Corporate spending on CSR more than just a law, shows an 8% increase after FY 2017-18

Corporate Spending

The increase in corporate spending shows an astounding increase of 8% as compared to the previous year on CSR (Corporate Social Responsibility). Which puts CSR at 98% of the prescribed spend- based on the act, S&P BSE 100 companies were asked to spend Rs.72.0 billion CSR, according to a report released by liAs, a proxy advisory firm.

According to the report corporate spending shows 1.9% of their three-year average profit, Public Sector Undertakings met 2% target spend. Though, the actual spend which stands at 20.6 billion this year, has witnessed a low of 13.8%, following a 26% decline in three year average profits.

Corporate Spending csr

On aggregate, over 30% investment in FY2017-18 has been made towards education projects, while another 30% has been spent on rural development and health care projects. The projects solving the issues of hunger, poverty and malnutrition are also getting the due attention as we are witnessing an upward trend in CSR spend in these areas, added report.

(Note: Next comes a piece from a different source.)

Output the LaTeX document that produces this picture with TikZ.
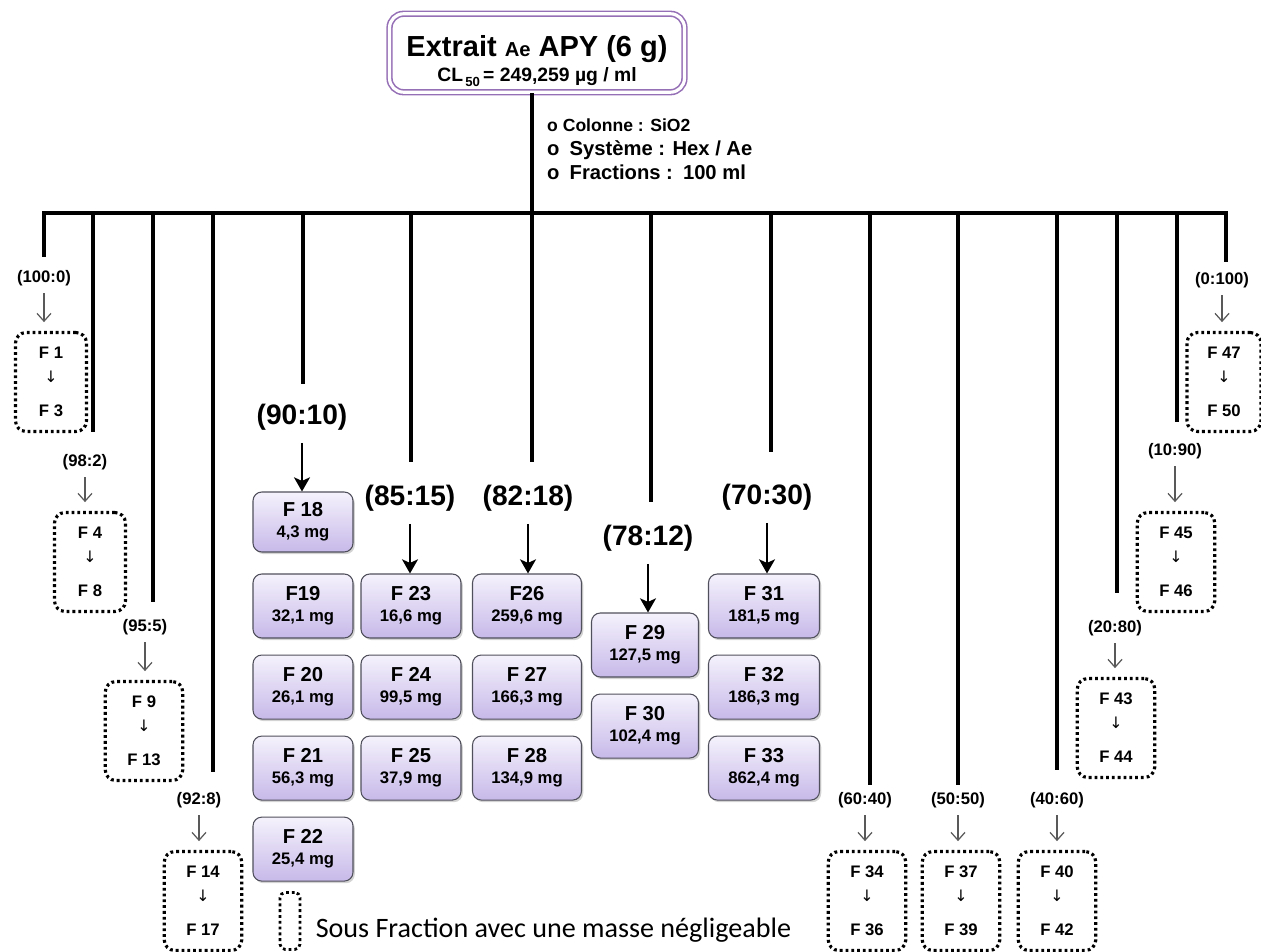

Ticking the CSR box though has come down. This is reflected clearly in the contributions to the Prime Minister’s Relief Fund, and technology incubators declined by 89% this year.

A lacuna till now has been disclosures on impact assessment. This is changing. During the current year, 81 of the 100 companies disclosed that they have undertaken an impact assessment, up from 59 companies in FY16.

According to the companies Act 2013 it is expected from businesses to spend 2% of their three-year average profit on social responsibilities. Even before the act rolled out, companies recognized that they need to think more than just profits- and rightly did so. Since, CSR spending has now become mandatory, companies have given social issues the top priority. They now understand that hunger, healthcare, education and poverty are global issues, which must be eradicated.